* **AIM**: Leave the pictures out, and retype all of the material exactly as written.

* **MATERIAL**:

+===+

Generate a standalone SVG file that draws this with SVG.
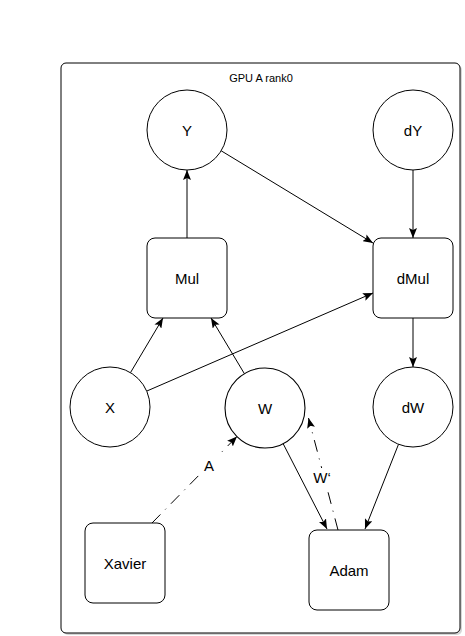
<svg xmlns="http://www.w3.org/2000/svg" width="465" height="636" viewBox="0 0 465 636">
<style>
.n{fill:#fff;stroke:#000;stroke-width:1}
.t{font-family:"Liberation Sans",Arial,sans-serif;font-size:15px;text-anchor:middle;dominant-baseline:central;fill:#000}
.e{stroke:#000;stroke-width:1;fill:none;marker-end:url(#ar)}
.d{stroke-dasharray:12 7 1 7}
</style>
<defs>
<marker id="ar" markerUnits="userSpaceOnUse" markerWidth="10" markerHeight="8" refX="10" refY="4" orient="auto">
<path d="M0,0 L10,4 L0,8 L2,4 z" fill="#000"/>
</marker>
</defs>
<rect width="465" height="636" fill="#fff"/>
<g id="container">
<rect x="63" y="65" width="399" height="570" rx="5" fill="#bbb" opacity="0.6"/>
<rect x="61" y="63" width="399" height="570" rx="5" class="n"/>
<text x="261" y="78" class="t" style="font-size:11px">GPU A rank0</text>
</g>
<g id="connectors">
<line x1="187" y1="238" x2="187" y2="170" class="e"/>
<line x1="221.2" y1="150.8" x2="373" y2="243" class="e"/>
<line x1="413" y1="170" x2="413" y2="238" class="e"/>
<line x1="146.7" y1="391.1" x2="373" y2="293" class="e"/>
<line x1="130.5" y1="372.6" x2="163" y2="318" class="e"/>
<line x1="244.4" y1="373.7" x2="211" y2="318" class="e"/>
<line x1="413" y1="318" x2="413" y2="367" class="e"/>
<line x1="283.1" y1="443.6" x2="327" y2="529" class="e"/>
<line x1="398.5" y1="444.3" x2="365" y2="529" class="e"/>
<line x1="152" y1="523" x2="237" y2="436.5" class="e d"/>
<line x1="338" y1="530" x2="308.5" y2="418" class="e d"/>
<rect x="200" y="456" width="18" height="19" fill="#fff"/>
<text x="209" y="465" class="t">A</text>
<rect x="312" y="468" width="20" height="19" fill="#fff"/>
<text x="322" y="477" class="t">W‘</text>
</g>
<g id="Y"><circle cx="187" cy="130" r="40" class="n"/><text x="187" y="130" class="t">Y</text></g>
<g id="dY"><circle cx="413" cy="130" r="40" class="n"/><text x="413" y="130" class="t">dY</text></g>
<g id="Mul"><rect x="147" y="238" width="80" height="80" rx="8" class="n"/><text x="187" y="278" class="t">Mul</text></g>
<g id="dMul"><rect x="373" y="238" width="80" height="80" rx="8" class="n"/><text x="413" y="278" class="t">dMul</text></g>
<g id="X"><circle cx="110" cy="407" r="40" class="n"/><text x="110" y="407" class="t">X</text></g>
<g id="W"><circle cx="265" cy="408" r="40" class="n" style="stroke-width:1.1"/><text x="265" y="408" class="t">W</text></g>
<g id="dW"><circle cx="413" cy="407" r="40" class="n"/><text x="413" y="407" class="t">dW</text></g>
<g id="Xavier"><rect x="85" y="523" width="80" height="80" rx="8" class="n"/><text x="125" y="563" class="t">Xavier</text></g>
<g id="Adam"><rect x="309" y="530" width="80" height="80" rx="8" class="n"/><text x="349" y="570" class="t">Adam</text></g>
</svg>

+===+

* **ANSWER FOR THIS EXERCISE**:
Generate a standalone SVG file that draws this with SVG.
<svg xmlns="http://www.w3.org/2000/svg" width="465" height="636" viewBox="0 0 465 636">
<style>
.n{fill:#fff;stroke:#000;stroke-width:1}
.t{font-family:"Liberation Sans",Arial,sans-serif;font-size:15px;text-anchor:middle;dominant-baseline:central;fill:#000}
.e{stroke:#000;stroke-width:1;fill:none;marker-end:url(#ar)}
.d{stroke-dasharray:12 7 1 7}
</style>
<defs>
<marker id="ar" markerUnits="userSpaceOnUse" markerWidth="10" markerHeight="8" refX="10" refY="4" orient="auto">
<path d="M0,0 L10,4 L0,8 L2,4 z" fill="#000"/>
</marker>
</defs>
<rect width="465" height="636" fill="#fff"/>
<g id="container">
<rect x="63" y="65" width="399" height="570" rx="5" fill="#bbb" opacity="0.6"/>
<rect x="61" y="63" width="399" height="570" rx="5" class="n"/>
<text x="261" y="78" class="t" style="font-size:11px">GPU A rank0</text>
</g>
<g id="connectors">
<line x1="187" y1="238" x2="187" y2="170" class="e"/>
<line x1="221.2" y1="150.8" x2="373" y2="243" class="e"/>
<line x1="413" y1="170" x2="413" y2="238" class="e"/>
<line x1="146.7" y1="391.1" x2="373" y2="293" class="e"/>
<line x1="130.5" y1="372.6" x2="163" y2="318" class="e"/>
<line x1="244.4" y1="373.7" x2="211" y2="318" class="e"/>
<line x1="413" y1="318" x2="413" y2="367" class="e"/>
<line x1="283.1" y1="443.6" x2="327" y2="529" class="e"/>
<line x1="398.5" y1="444.3" x2="365" y2="529" class="e"/>
<line x1="152" y1="523" x2="237" y2="436.5" class="e d"/>
<line x1="338" y1="530" x2="308.5" y2="418" class="e d"/>
<rect x="200" y="456" width="18" height="19" fill="#fff"/>
<text x="209" y="465" class="t">A</text>
<rect x="312" y="468" width="20" height="19" fill="#fff"/>
<text x="322" y="477" class="t">W‘</text>
</g>
<g id="Y"><circle cx="187" cy="130" r="40" class="n"/><text x="187" y="130" class="t">Y</text></g>
<g id="dY"><circle cx="413" cy="130" r="40" class="n"/><text x="413" y="130" class="t">dY</text></g>
<g id="Mul"><rect x="147" y="238" width="80" height="80" rx="8" class="n"/><text x="187" y="278" class="t">Mul</text></g>
<g id="dMul"><rect x="373" y="238" width="80" height="80" rx="8" class="n"/><text x="413" y="278" class="t">dMul</text></g>
<g id="X"><circle cx="110" cy="407" r="40" class="n"/><text x="110" y="407" class="t">X</text></g>
<g id="W"><circle cx="265" cy="408" r="40" class="n" style="stroke-width:1.1"/><text x="265" y="408" class="t">W</text></g>
<g id="dW"><circle cx="413" cy="407" r="40" class="n"/><text x="413" y="407" class="t">dW</text></g>
<g id="Xavier"><rect x="85" y="523" width="80" height="80" rx="8" class="n"/><text x="125" y="563" class="t">Xavier</text></g>
<g id="Adam"><rect x="309" y="530" width="80" height="80" rx="8" class="n"/><text x="349" y="570" class="t">Adam</text></g>
</svg>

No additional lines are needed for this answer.